Now in Second Place, Acer Keeps Charging Ahead

Acer reported its best quarter for revenue ever on Friday, smashing its earlier stellar growth rate, and predicting it will do even better thanks to continued growth of netbooks and its planned expansion into smartphones.

Acer reported third quarter revenue 5.3 percent over the third quarter of 2008 to NT$167.6 billion (US$5.2 billion). Net profit increased 14 percent to NT$3.47 billion (US$107.8 million). Acer executives said the company would have done even better had it not been for shortages of some components.

Both Gartner and IDC have put Acer in second place in the PC market, but that’s in units sold. Dell is far larger than Acer in terms of pure dollar revenue. That’s because Dell sells server, storage systems and has a services business. Acer, a pure consumer play, has none of that.

And it looks like the company plans to keep that consumer focus. Acer has grown thanks to acquisitions of Gateway and Packard Bell and by focusing on the consumer market, particularly with netbooks. Gianfranco Lanci, the company’s president and CEO, said the firm expects more growth from netbooks.

Acer estimates sales of netbooks could reach 40 million units next year, easily surpassing the 25 million to 30 million units shipped this year. “The US is by far the best country in the world for the netbook,” said Lanci at the company’s investor conference in Taipei, Taiwan.

Lanci is also the most bullish on the long-awaited PC refresh cycle that everyone from Intel (NASDAQ: INTC) to HP (NYSE: HPQ) has been talking about optimistically. He expects laptop sales will return to 25 percent to 30 percent year-on-year growth, thanks to Windows 7 “reducing the perception gap with Mac OS.” The growth of netbooks won’t hurt notebooks, either. Rather, they will provide additional sales in Lanci’s view.

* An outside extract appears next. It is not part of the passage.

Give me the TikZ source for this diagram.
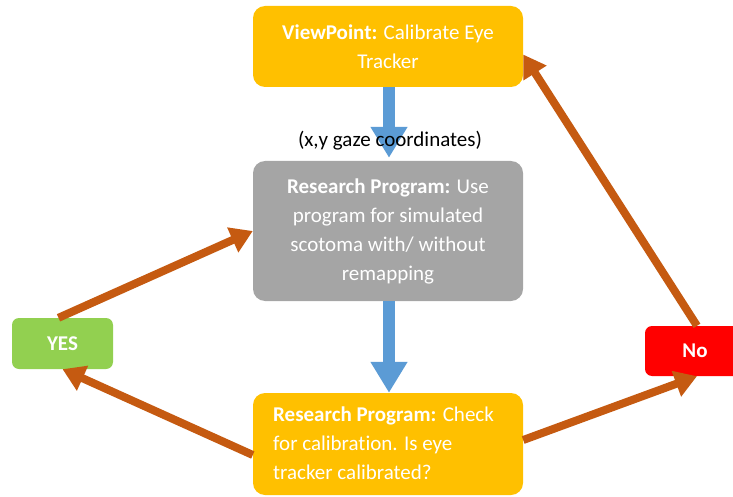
\documentclass[tikz,border=0pt]{standalone}
\usepackage{fontspec}
\setmainfont{Carlito}[Ligatures=NoCommon]
\usetikzlibrary{arrows.meta}
\definecolor{gold}{HTML}{FFC000}
\definecolor{greybox}{HTML}{A5A5A5}
\definecolor{yesgreen}{HTML}{92D050}
\definecolor{nored}{HTML}{FF0000}
\definecolor{flowblue}{HTML}{5B9BD5}
\definecolor{rust}{HTML}{C55A11}
\tikzset{
  box/.style={rectangle, rounded corners=12pt, minimum width=270pt, inner sep=0pt,
    text=white, font=\fontsize{21}{29}\selectfont},
  tag/.style={rectangle, rounded corners=7pt, inner sep=0pt, text=white,
    font=\fontsize{21}{24}\selectfont\bfseries},
  bluearrow/.style={draw=flowblue, line width=12pt,
    -{Triangle[width=35pt,length=31pt,fill=flowblue]}},
  rustarrow/.style={draw=rust, line width=8pt,
    -{Triangle[width=26pt,length=22pt,fill=rust]}},
}
\begin{document}
\begin{tikzpicture}[x=1pt,y=-1pt]
\useasboundingbox (0,0) rectangle (733,497);
\node[box, fill=gold, minimum height=81pt, align=center] (vp) at (388,46.5)
  {\textbf{ViewPoint:} Calibrate Eye\\Tracker};
\node[box, fill=greybox, minimum height=140pt, align=center] (rp) at (388,231)
  {\textbf{Research Program:} Use\\program for simulated\\scotoma with/ without\\remapping};
\node[box, fill=gold, minimum height=102pt] (cc) at (388,444) {};
\node[font=\fontsize{21}{29}\selectfont, text=white, align=left, anchor=north west, inner sep=0pt]
  (cctext) at (273,407)
  {\textbf{Research Program:} Check\\for calibration. Is eye\\tracker calibrated?};
\node[tag, fill=yesgreen, minimum width=101pt, minimum height=51pt] (yes) at (62.5,343.5) {YES};
\node[tag, fill=nored, minimum width=100pt, minimum height=50pt] (no) at (695,351) {No};

\draw[bluearrow, shorten >=3pt] ([xshift=1pt]vp.south) -- ([xshift=1pt]rp.north);
\draw[bluearrow] ([xshift=1pt]rp.south) -- ([xshift=1pt]cc.north);

\draw[rustarrow] ([yshift=-11pt]cc.west) -- (yes.south);
\draw[rustarrow] ([xshift=-4pt]yes.north) -- (rp.west);
\draw[rustarrow] ([yshift=4pt]cc.east) -- ([xshift=2pt]no.south);
\draw[rustarrow] ([xshift=2pt]no.north) -- ([yshift=-8pt]vp.east);

\node[font=\fontsize{21}{24}\selectfont, text=black] (gaze) at (390,141) {(x,y gaze coordinates)};
\end{tikzpicture}
\end{document}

Going forward, the company said that the majority of its sales will still go to consumers, but education and small business will continue to grow. Average selling prices will slow as unit sales recover and the dollar stabilizes.

Running cool

Acer is not too thrilled with the new consumer ultra-low voltage (CULV) laptops that Intel has released. To get a chip in these extremely thin designs, CULV processors have to run very cool. That means dialing back the clock frequency. Apparently, Intel dialed it back a little too far for consumers’ tastes. The company said it would release new laptops in the first quarter of next year with better performance.

Acer expects fourth quarter notebook and netbook shipments to grow 10 to 15 percent sequentially over the third quarter, but could drop back by 15 percent quarter-to-quarter in the first quarter.

Its smartphone plans remain unchanged. The company said it remains on track to sell 10 million units by 2012.